===== Source records

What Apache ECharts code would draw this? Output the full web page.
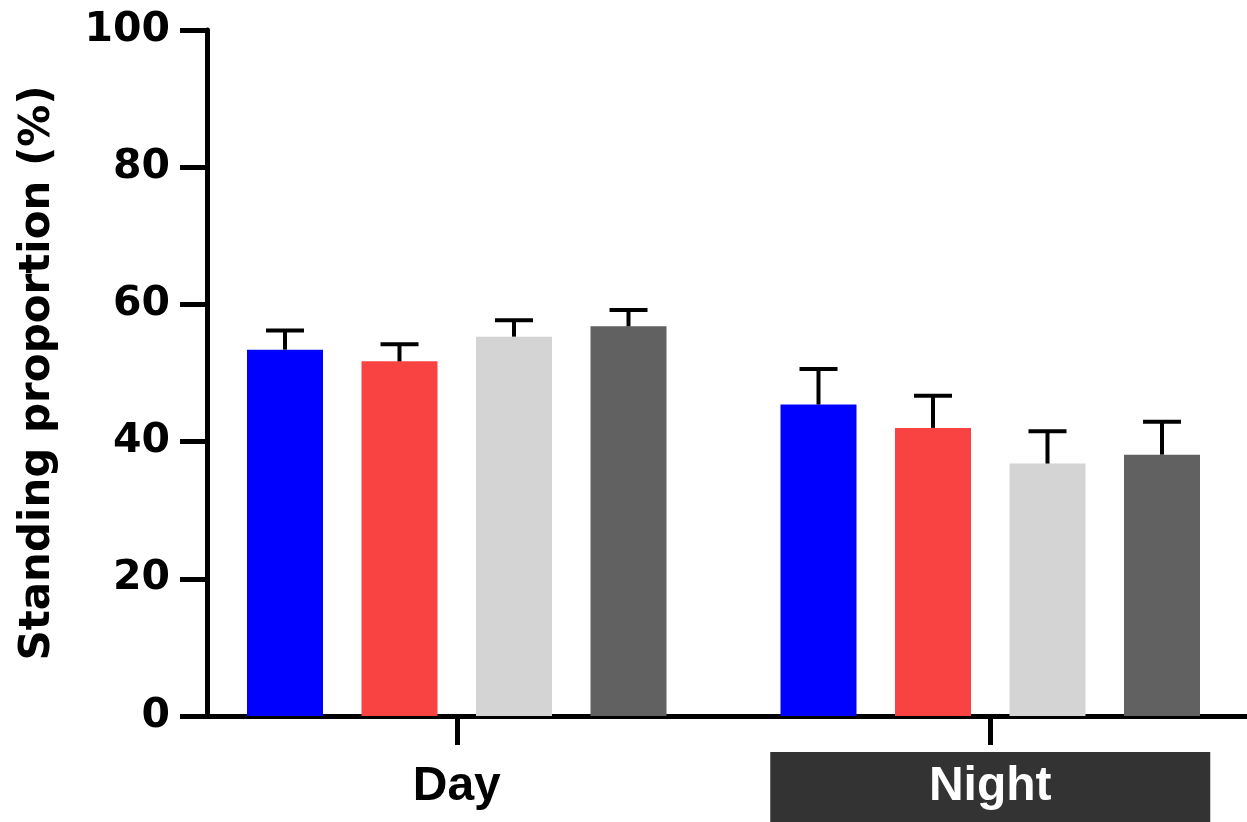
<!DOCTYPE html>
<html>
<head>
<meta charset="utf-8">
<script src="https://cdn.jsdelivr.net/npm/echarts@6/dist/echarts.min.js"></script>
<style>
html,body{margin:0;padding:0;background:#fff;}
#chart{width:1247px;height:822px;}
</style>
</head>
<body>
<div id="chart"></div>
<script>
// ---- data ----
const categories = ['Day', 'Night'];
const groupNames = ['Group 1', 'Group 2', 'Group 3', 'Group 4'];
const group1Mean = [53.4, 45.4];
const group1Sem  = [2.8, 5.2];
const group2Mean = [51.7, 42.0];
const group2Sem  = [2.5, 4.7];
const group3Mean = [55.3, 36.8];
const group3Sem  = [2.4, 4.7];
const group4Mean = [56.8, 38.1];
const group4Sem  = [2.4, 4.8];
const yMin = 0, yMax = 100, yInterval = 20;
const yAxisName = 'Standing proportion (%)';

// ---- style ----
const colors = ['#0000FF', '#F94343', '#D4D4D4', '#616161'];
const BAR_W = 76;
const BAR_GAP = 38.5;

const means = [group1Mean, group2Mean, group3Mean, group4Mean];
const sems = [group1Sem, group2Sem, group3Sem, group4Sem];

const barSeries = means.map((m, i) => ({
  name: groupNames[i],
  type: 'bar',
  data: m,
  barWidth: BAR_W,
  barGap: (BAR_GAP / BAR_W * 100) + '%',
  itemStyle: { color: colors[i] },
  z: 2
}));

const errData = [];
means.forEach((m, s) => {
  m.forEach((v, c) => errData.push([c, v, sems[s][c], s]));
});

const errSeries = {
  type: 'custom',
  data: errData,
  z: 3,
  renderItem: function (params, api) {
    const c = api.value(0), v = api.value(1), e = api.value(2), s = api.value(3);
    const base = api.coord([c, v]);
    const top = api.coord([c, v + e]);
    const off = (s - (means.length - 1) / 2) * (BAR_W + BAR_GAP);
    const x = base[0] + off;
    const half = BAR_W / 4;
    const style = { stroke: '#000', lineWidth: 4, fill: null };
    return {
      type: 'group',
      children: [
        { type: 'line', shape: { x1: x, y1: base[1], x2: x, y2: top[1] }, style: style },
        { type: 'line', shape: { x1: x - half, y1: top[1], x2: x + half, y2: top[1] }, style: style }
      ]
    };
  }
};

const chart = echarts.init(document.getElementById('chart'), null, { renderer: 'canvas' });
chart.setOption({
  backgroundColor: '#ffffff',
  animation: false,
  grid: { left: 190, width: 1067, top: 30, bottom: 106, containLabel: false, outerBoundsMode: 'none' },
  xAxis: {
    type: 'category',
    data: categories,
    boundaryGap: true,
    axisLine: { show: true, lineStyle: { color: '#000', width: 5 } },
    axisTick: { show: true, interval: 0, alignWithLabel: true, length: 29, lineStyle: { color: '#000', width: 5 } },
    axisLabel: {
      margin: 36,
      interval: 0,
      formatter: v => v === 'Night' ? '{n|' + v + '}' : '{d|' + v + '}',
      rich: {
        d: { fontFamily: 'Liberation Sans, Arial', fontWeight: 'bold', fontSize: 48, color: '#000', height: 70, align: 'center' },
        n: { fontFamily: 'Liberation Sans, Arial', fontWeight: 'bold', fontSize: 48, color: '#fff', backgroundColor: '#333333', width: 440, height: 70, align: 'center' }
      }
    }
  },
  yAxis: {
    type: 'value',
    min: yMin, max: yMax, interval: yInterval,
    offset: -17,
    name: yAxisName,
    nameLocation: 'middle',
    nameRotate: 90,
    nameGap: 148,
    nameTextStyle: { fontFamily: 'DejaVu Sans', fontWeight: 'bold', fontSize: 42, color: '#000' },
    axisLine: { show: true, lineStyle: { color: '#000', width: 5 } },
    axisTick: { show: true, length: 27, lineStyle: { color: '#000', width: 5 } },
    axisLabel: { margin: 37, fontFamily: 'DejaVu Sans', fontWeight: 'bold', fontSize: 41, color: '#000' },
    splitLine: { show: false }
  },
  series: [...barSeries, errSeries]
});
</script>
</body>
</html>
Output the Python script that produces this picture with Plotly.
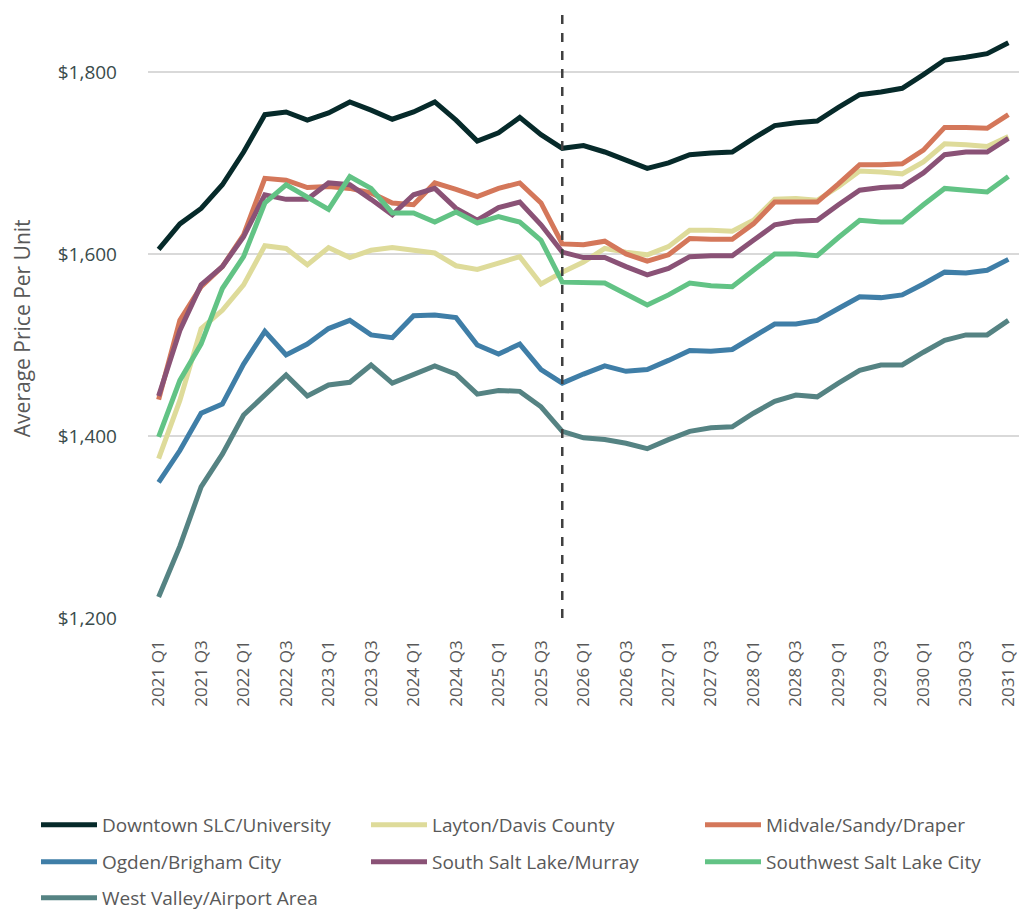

==========

Leave out the pictures and print each record exactly as it stands.

What Apache ECharts code would draw this? Output the full web page.
<!DOCTYPE html>
<html>
<head>
<meta charset="utf-8">
<script src="https://cdn.jsdelivr.net/npm/echarts@6/dist/echarts.min.js"></script>
<style>
html,body{margin:0;padding:0;background:#fff;}
#chart{width:1247px;height:822px;}
</style>
</head>
<body>
<div id="chart"></div>
<script>
// ---- data ----
const categories = ['Day', 'Night'];
const groupNames = ['Group 1', 'Group 2', 'Group 3', 'Group 4'];
const group1Mean = [53.4, 45.4];
const group1Sem  = [2.8, 5.2];
const group2Mean = [51.7, 42.0];
const group2Sem  = [2.5, 4.7];
const group3Mean = [55.3, 36.8];
const group3Sem  = [2.4, 4.7];
const group4Mean = [56.8, 38.1];
const group4Sem  = [2.4, 4.8];
const yMin = 0, yMax = 100, yInterval = 20;
const yAxisName = 'Standing proportion (%)';

// ---- style ----
const colors = ['#0000FF', '#F94343', '#D4D4D4', '#616161'];
const BAR_W = 76;
const BAR_GAP = 38.5;

const means = [group1Mean, group2Mean, group3Mean, group4Mean];
const sems = [group1Sem, group2Sem, group3Sem, group4Sem];

const barSeries = means.map((m, i) => ({
  name: groupNames[i],
  type: 'bar',
  data: m,
  barWidth: BAR_W,
  barGap: (BAR_GAP / BAR_W * 100) + '%',
  itemStyle: { color: colors[i] },
  z: 2
}));

const errData = [];
means.forEach((m, s) => {
  m.forEach((v, c) => errData.push([c, v, sems[s][c], s]));
});

const errSeries = {
  type: 'custom',
  data: errData,
  z: 3,
  renderItem: function (params, api) {
    const c = api.value(0), v = api.value(1), e = api.value(2), s = api.value(3);
    const base = api.coord([c, v]);
    const top = api.coord([c, v + e]);
    const off = (s - (means.length - 1) / 2) * (BAR_W + BAR_GAP);
    const x = base[0] + off;
    const half = BAR_W / 4;
    const style = { stroke: '#000', lineWidth: 4, fill: null };
    return {
      type: 'group',
      children: [
        { type: 'line', shape: { x1: x, y1: base[1], x2: x, y2: top[1] }, style: style },
        { type: 'line', shape: { x1: x - half, y1: top[1], x2: x + half, y2: top[1] }, style: style }
      ]
    };
  }
};

const chart = echarts.init(document.getElementById('chart'), null, { renderer: 'canvas' });
chart.setOption({
  backgroundColor: '#ffffff',
  animation: false,
  grid: { left: 190, width: 1067, top: 30, bottom: 106, containLabel: false, outerBoundsMode: 'none' },
  xAxis: {
    type: 'category',
    data: categories,
    boundaryGap: true,
    axisLine: { show: true, lineStyle: { color: '#000', width: 5 } },
    axisTick: { show: true, interval: 0, alignWithLabel: true, length: 29, lineStyle: { color: '#000', width: 5 } },
    axisLabel: {
      margin: 36,
      interval: 0,
      formatter: v => v === 'Night' ? '{n|' + v + '}' : '{d|' + v + '}',
      rich: {
        d: { fontFamily: 'Liberation Sans, Arial', fontWeight: 'bold', fontSize: 48, color: '#000', height: 70, align: 'center' },
        n: { fontFamily: 'Liberation Sans, Arial', fontWeight: 'bold', fontSize: 48, color: '#fff', backgroundColor: '#333333', width: 440, height: 70, align: 'center' }
      }
    }
  },
  yAxis: {
    type: 'value',
    min: yMin, max: yMax, interval: yInterval,
    offset: -17,
    name: yAxisName,
    nameLocation: 'middle',
    nameRotate: 90,
    nameGap: 148,
    nameTextStyle: { fontFamily: 'DejaVu Sans', fontWeight: 'bold', fontSize: 42, color: '#000' },
    axisLine: { show: true, lineStyle: { color: '#000', width: 5 } },
    axisTick: { show: true, length: 27, lineStyle: { color: '#000', width: 5 } },
    axisLabel: { margin: 37, fontFamily: 'DejaVu Sans', fontWeight: 'bold', fontSize: 41, color: '#000' },
    splitLine: { show: false }
  },
  series: [...barSeries, errSeries]
});
</script>
</body>
</html>
Output the Python script that produces this picture with Plotly.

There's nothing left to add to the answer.